This year has seen an explosion of books written by science bloggers, and it looks like the trend is going to continue well into 2010.
- Chris Mooney and Sheril Kirshenbaum released Unscientific America, and Kirshenbaum is nearing completion on a new book, The Science of Kissing.
- The ever-popular Carl Zimmer brought us two new gems, Microcosm and the soon-to-be-released The Tangled Bank. I can’t wait to see what’s next.
- Rebecca Skloot’s long-awaited The Immortal Life of Henrietta Lacks will debut in February of next year.
- Jerry Coyne released Why Evolution is True, which he complemented by starting a science blog by the same name.
- John Wilkins considered the idea of “species” from a historical perspective, and it looks like he’s got plenty more to say on the subject.
- Chad Orzel’s forthcoming title will tell you How to Teach Physics to Your Dog.
- Thomas Levenson allowed us to view Isaac Newton from a different perspective in his fantastic historical work Newton and the Counterfeiter.
- Darren Naish just saw the publication of his beautiful volume The Great Dinosaur Discoveries. If you like dinosaurs, you need this book.
- Word has it that even PZ Myers is working on some super-secret book project.
Apologies if I missed anyone or any titles (feel free to make additions/corrections in the comments), but there have been so many new blogger-penned books that it has been hard to keep track of them all!
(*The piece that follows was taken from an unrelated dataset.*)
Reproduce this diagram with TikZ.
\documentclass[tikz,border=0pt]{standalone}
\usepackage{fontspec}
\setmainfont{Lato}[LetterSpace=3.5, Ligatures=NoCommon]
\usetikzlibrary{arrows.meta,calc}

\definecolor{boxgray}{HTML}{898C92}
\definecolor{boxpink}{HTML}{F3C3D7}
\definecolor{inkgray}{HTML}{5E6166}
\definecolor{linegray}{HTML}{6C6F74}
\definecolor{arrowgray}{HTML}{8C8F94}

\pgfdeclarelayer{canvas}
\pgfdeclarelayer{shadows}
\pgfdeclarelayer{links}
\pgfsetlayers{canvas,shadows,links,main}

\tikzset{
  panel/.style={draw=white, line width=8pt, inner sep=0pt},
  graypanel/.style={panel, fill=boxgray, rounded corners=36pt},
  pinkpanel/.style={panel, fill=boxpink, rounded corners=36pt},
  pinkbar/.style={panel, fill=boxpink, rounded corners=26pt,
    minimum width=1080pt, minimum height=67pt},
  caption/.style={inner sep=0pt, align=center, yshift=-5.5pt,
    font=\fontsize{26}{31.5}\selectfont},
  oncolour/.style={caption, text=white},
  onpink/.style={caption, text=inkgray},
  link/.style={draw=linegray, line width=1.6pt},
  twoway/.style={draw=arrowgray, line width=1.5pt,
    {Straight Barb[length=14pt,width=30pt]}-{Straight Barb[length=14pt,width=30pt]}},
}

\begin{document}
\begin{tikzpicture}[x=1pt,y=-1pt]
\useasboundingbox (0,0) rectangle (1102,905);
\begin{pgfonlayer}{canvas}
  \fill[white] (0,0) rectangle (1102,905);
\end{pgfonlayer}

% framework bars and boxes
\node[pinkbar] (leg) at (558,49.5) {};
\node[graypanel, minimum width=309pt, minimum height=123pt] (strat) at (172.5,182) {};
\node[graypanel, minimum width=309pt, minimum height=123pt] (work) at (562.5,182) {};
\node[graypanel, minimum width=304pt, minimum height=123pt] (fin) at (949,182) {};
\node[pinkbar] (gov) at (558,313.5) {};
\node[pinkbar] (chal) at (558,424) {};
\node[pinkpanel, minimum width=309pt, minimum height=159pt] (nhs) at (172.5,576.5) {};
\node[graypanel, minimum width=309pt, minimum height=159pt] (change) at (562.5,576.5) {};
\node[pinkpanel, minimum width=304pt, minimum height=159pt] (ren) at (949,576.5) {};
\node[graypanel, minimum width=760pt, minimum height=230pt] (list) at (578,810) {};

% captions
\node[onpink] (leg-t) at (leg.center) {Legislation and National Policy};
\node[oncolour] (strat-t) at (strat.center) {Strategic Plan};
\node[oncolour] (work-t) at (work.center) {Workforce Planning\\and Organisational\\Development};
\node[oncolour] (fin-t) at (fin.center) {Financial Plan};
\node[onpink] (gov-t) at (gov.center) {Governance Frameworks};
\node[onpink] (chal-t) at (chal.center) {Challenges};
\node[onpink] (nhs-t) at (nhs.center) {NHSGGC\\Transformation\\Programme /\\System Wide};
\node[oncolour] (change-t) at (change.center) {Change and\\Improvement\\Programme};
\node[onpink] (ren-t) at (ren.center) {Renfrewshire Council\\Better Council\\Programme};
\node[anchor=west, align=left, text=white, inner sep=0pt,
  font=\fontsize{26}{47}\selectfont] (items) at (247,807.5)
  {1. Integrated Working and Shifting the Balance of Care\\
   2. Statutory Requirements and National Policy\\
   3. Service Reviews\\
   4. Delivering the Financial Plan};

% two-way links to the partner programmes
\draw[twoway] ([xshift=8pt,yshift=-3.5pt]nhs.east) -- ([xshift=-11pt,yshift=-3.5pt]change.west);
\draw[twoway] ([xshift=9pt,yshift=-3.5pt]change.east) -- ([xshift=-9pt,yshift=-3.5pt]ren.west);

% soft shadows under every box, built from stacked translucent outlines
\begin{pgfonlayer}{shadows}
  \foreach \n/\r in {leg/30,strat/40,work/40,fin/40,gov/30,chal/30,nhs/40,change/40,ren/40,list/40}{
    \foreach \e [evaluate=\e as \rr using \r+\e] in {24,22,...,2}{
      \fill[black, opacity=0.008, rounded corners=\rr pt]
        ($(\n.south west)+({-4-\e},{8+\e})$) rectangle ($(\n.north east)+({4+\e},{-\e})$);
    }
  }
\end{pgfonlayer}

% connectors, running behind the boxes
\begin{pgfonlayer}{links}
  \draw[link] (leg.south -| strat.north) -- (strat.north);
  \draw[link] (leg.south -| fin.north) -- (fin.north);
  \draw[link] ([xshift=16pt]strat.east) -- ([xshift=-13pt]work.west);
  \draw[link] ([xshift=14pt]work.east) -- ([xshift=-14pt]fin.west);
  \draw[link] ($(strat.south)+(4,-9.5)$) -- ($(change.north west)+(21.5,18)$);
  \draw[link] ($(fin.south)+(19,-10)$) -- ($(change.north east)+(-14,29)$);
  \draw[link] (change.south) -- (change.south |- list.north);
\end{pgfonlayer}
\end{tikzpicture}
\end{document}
Even though I have not read many (or even most) of these titles, it is good to see so many of my science blogging peers in print. This year especially, it seems that a few authors have taken up science blogging and a number of bloggers have transformed ideas from their blogs into books, transitions that I am hoping to discuss in more detail during a session at ScienceOnline2010 in January.